- **INPUT ROWS**

☆ ☆ ☆ ☆

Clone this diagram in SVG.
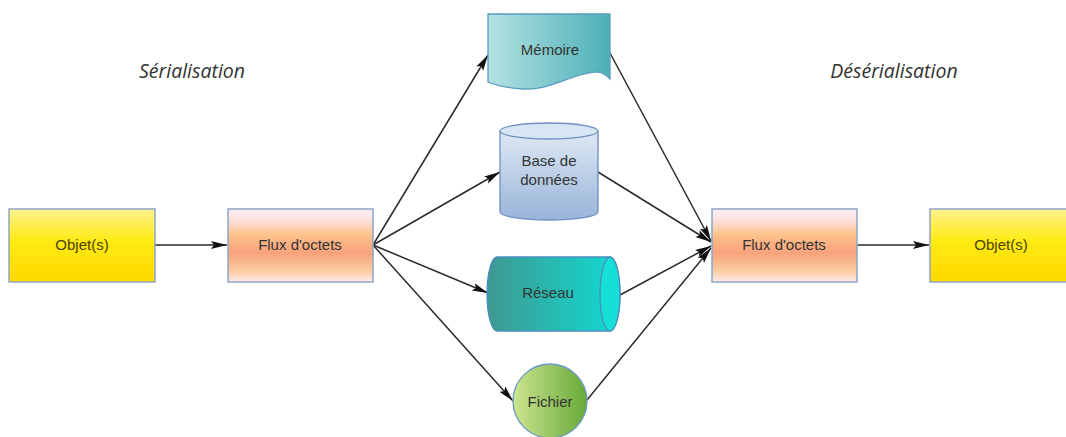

☆ ☆ ☆ ☆

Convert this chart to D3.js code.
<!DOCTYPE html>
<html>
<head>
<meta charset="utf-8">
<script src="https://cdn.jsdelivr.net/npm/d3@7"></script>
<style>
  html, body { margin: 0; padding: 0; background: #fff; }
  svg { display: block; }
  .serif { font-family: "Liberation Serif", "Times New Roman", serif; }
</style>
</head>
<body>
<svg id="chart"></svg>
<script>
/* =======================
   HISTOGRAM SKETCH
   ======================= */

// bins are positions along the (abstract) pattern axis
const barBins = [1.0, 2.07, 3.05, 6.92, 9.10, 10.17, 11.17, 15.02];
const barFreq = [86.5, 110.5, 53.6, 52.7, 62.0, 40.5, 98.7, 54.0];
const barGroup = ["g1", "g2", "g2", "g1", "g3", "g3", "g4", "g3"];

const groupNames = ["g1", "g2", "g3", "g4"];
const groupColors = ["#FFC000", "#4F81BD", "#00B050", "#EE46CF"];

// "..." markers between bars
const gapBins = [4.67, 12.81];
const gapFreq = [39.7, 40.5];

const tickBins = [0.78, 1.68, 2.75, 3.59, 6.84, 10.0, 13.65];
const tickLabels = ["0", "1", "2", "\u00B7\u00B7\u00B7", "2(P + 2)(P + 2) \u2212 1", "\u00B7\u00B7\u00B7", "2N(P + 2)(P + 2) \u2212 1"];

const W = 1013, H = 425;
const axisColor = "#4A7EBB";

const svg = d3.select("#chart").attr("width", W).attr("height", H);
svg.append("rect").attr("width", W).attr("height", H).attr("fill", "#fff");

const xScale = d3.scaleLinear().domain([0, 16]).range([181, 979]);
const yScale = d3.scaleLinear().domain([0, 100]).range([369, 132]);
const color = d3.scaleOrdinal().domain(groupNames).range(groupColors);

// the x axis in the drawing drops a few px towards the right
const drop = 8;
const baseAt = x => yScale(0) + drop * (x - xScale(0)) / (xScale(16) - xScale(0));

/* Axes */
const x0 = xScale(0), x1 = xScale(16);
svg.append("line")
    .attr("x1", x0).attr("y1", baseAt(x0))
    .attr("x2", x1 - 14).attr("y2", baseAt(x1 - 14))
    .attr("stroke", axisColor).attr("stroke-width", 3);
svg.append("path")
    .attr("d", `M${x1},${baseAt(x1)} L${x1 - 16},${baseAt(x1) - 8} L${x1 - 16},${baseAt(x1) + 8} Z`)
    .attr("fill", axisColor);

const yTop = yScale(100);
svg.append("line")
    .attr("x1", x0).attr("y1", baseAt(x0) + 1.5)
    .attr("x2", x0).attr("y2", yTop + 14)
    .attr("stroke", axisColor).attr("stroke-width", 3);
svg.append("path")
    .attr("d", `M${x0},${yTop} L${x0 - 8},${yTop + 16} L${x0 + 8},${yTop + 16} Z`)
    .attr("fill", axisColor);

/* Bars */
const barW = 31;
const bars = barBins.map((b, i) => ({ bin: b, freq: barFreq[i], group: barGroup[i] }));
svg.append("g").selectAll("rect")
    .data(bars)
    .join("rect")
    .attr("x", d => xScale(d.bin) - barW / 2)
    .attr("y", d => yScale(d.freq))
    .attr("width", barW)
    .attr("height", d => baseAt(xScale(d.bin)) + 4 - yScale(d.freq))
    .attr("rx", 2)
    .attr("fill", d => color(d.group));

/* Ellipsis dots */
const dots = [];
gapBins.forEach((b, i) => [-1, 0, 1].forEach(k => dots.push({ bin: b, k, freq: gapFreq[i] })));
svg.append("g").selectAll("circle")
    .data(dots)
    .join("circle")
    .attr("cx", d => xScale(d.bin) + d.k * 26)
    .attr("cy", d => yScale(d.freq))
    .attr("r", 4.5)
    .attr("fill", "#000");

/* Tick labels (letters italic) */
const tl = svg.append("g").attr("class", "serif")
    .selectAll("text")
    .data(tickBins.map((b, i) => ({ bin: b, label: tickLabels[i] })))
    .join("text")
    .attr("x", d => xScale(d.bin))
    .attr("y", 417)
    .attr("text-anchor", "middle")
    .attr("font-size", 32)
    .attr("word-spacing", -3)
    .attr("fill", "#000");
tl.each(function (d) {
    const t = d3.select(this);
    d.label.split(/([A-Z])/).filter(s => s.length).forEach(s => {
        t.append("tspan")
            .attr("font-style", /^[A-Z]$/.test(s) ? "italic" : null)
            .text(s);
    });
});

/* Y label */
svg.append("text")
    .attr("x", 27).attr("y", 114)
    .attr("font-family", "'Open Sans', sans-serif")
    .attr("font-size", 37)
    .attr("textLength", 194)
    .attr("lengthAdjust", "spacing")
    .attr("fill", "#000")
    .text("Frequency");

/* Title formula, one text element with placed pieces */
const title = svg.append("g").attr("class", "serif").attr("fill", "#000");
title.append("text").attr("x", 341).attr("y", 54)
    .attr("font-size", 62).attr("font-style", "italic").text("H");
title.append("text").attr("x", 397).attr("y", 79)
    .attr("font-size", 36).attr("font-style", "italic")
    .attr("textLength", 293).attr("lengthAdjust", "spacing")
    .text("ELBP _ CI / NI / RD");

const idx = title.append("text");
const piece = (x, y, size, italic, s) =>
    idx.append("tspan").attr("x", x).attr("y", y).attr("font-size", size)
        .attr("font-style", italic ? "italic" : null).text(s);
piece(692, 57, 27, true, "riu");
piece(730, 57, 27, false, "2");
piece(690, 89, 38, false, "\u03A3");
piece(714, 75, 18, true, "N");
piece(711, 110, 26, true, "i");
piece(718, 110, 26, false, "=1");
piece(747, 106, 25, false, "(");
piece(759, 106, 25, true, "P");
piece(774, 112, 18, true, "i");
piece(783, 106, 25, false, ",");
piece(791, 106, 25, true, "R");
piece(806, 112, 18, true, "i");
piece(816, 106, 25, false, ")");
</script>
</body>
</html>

☆ ☆ ☆ ☆

- **WHAT IS BEING ASKED**
Retype the records above, but only those lines that fall between the line containing "Convert this chart to D3.js code." and the line containing "const baseAt = x", with both of those lines included, exactly as written.

- **RIGHT ANSWER**
Convert this chart to D3.js code.
<!DOCTYPE html>
<html>
<head>
<meta charset="utf-8">
<script src="https://cdn.jsdelivr.net/npm/d3@7"></script>
<style>
  html, body { margin: 0; padding: 0; background: #fff; }
  svg { display: block; }
  .serif { font-family: "Liberation Serif", "Times New Roman", serif; }
</style>
</head>
<body>
<svg id="chart"></svg>
<script>
/* =======================
   HISTOGRAM SKETCH
   ======================= */

// bins are positions along the (abstract) pattern axis
const barBins = [1.0, 2.07, 3.05, 6.92, 9.10, 10.17, 11.17, 15.02];
const barFreq = [86.5, 110.5, 53.6, 52.7, 62.0, 40.5, 98.7, 54.0];
const barGroup = ["g1", "g2", "g2", "g1", "g3", "g3", "g4", "g3"];

const groupNames = ["g1", "g2", "g3", "g4"];
const groupColors = ["#FFC000", "#4F81BD", "#00B050", "#EE46CF"];

// "..." markers between bars
const gapBins = [4.67, 12.81];
const gapFreq = [39.7, 40.5];

const tickBins = [0.78, 1.68, 2.75, 3.59, 6.84, 10.0, 13.65];
const tickLabels = ["0", "1", "2", "\u00B7\u00B7\u00B7", "2(P + 2)(P + 2) \u2212 1", "\u00B7\u00B7\u00B7", "2N(P + 2)(P + 2) \u2212 1"];

const W = 1013, H = 425;
const axisColor = "#4A7EBB";

const svg = d3.select("#chart").attr("width", W).attr("height", H);
svg.append("rect").attr("width", W).attr("height", H).attr("fill", "#fff");

const xScale = d3.scaleLinear().domain([0, 16]).range([181, 979]);
const yScale = d3.scaleLinear().domain([0, 100]).range([369, 132]);
const color = d3.scaleOrdinal().domain(groupNames).range(groupColors);

// the x axis in the drawing drops a few px towards the right
const drop = 8;
const baseAt = x => yScale(0) + drop * (x - xScale(0)) / (xScale(16) - xScale(0));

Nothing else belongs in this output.